A Niche For Notches

Holly Snyder demonstrates his tube nothing machine at Medford Tool. Mail Tribune Photo / Jamie LuschJamie Lusch

A Murphy fabricator has cut an hour from the time he spends creating bumpers for off-road Jeeps with an improved tube notching device developed by a Medford businessman.

"You probably knock an hour off, say, eight hours to build a bumper," said Tree Simonson of RPM Diesel. "There's about 10 or 12 notch cuts per bumper. It cuts down on the weld time also because it's a lot more precise."

Patents are pending on the SYNC Notching System, a trademarked tool that Holly Snyder, president and owner of Medford Tools, developed when his usual supply of notching devices temporarily dried up. He realized he could improve the concept as his firm developed its own version.

Tubes are welded for a variety of uses, including snow sports rail parks, bike frames, race car roll cages and other products requiring multiple tubes.

"It's not the first notcher in the world," said Snyder. "It actually came about because other notchers always have a lot of limitations.

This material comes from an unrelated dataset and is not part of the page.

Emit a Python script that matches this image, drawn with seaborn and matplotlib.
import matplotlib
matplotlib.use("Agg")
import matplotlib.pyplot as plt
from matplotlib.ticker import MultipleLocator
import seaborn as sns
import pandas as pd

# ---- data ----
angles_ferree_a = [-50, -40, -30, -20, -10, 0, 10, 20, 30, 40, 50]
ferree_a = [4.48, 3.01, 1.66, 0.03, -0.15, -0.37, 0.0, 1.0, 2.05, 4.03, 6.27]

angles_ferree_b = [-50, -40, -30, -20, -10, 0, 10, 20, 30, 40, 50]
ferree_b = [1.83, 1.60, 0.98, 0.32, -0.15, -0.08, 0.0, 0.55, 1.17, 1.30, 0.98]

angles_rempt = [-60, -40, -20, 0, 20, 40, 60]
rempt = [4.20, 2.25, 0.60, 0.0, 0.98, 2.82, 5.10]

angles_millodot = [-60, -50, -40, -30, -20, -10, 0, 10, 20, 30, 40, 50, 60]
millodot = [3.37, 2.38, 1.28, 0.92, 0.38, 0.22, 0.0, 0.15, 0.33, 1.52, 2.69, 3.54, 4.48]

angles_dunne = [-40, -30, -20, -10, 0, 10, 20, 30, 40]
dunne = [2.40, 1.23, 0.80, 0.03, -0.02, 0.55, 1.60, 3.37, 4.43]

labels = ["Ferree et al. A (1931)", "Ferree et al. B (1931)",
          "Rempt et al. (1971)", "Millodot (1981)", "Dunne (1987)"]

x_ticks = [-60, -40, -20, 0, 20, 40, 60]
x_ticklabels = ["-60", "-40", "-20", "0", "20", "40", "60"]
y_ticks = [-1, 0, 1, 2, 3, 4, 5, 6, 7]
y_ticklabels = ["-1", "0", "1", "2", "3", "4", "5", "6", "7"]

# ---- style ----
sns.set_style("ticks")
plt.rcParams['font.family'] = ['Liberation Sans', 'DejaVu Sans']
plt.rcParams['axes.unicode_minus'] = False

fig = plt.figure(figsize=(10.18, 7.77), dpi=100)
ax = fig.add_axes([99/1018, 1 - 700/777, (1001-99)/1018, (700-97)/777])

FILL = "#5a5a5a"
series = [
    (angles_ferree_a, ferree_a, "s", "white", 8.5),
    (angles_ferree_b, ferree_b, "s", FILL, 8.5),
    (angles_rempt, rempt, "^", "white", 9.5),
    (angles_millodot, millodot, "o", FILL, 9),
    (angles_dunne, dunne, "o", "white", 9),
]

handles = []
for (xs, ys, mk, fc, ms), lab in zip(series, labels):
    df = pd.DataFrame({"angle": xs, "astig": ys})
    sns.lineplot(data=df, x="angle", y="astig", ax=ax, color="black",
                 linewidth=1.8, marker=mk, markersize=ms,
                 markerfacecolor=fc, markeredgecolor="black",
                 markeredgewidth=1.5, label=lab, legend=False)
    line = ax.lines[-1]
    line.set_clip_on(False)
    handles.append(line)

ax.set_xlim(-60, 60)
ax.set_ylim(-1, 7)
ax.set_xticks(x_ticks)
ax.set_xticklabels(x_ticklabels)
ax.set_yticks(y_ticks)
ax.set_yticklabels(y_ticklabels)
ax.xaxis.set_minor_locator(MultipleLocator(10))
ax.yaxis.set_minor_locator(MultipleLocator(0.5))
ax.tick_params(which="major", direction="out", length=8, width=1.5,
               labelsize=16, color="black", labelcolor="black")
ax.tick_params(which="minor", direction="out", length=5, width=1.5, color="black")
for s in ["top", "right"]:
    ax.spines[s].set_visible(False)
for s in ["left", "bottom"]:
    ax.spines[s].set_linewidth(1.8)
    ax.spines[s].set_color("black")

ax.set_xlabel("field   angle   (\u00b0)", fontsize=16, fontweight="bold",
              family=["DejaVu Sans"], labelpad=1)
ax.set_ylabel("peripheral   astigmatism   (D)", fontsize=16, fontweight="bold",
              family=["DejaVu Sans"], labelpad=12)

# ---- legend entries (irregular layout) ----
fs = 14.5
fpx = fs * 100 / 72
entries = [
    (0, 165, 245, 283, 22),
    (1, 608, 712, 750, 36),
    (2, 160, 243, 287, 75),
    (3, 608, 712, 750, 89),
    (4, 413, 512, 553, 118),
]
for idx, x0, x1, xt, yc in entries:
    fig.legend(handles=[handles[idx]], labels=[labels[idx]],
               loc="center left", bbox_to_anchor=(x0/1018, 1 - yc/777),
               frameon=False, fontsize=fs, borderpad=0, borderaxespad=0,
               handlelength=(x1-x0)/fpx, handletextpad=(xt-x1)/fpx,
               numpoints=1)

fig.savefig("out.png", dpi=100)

We devised the SYNC Notcher 180 to make a more user-friendly version."

A round tube that is welded to another round tube in a structure needs to have its end notched so that it conforms to the surface of the first tube. Tubes that span spaces in a structure need to be notched twice.

Notches are made with a hole saw, a round blade attached to a drill that cuts into the metal. On extreme angles, the hole saw will "bottom out" when it reaches the extent of its length, leaving a partially uncut piece.

The SYNC Notcher has a swiveling arm attached to the base that allows for 180-degree rotation so that the piece can be cut completely while it remains in place in the device's jaws.

"What improved everything is the fact that you can spin it around 180 degrees if you can't finish a cut," said Simonson. "Previously you used a plasma cutter or a Sawzall (a reciprocating saw) and a lot of grinding to finish a cut."

Larger gaps also take longer to weld and many fabricators and their customers don't like the appearance of excess material at joints, said Snyder.

Snyder and his firm spent a year developing the tool after they started in 2007. The units weigh 36 pounds with base plates constructed of nickle-plated steel and holding jaws made of aluminum. They measure about 10-by-10 inches without the swiveling arm.

"We actually destroyed a few prototypes," said Snyder. "A real key to notching is that you have to have the tube really secure and steady."

A complete system sells for $699. Other less sophisticated notching devices sell for $200 to $300. Large-scale production milling equipment that will notch is available for $3,000 to $7,000, said Snyder.

The firm also offers software that can determine how long to cut pieces that span between other tubes after angle measurement and other statistics are input. The precise measurements result in fewer errors and less material being used versus a cut-and-fit approach.

"We like to think in the long run you are going to save money because you waste less material and the hole saws last longer and it makes fabing (fabricating) life a little easier," said Snyder.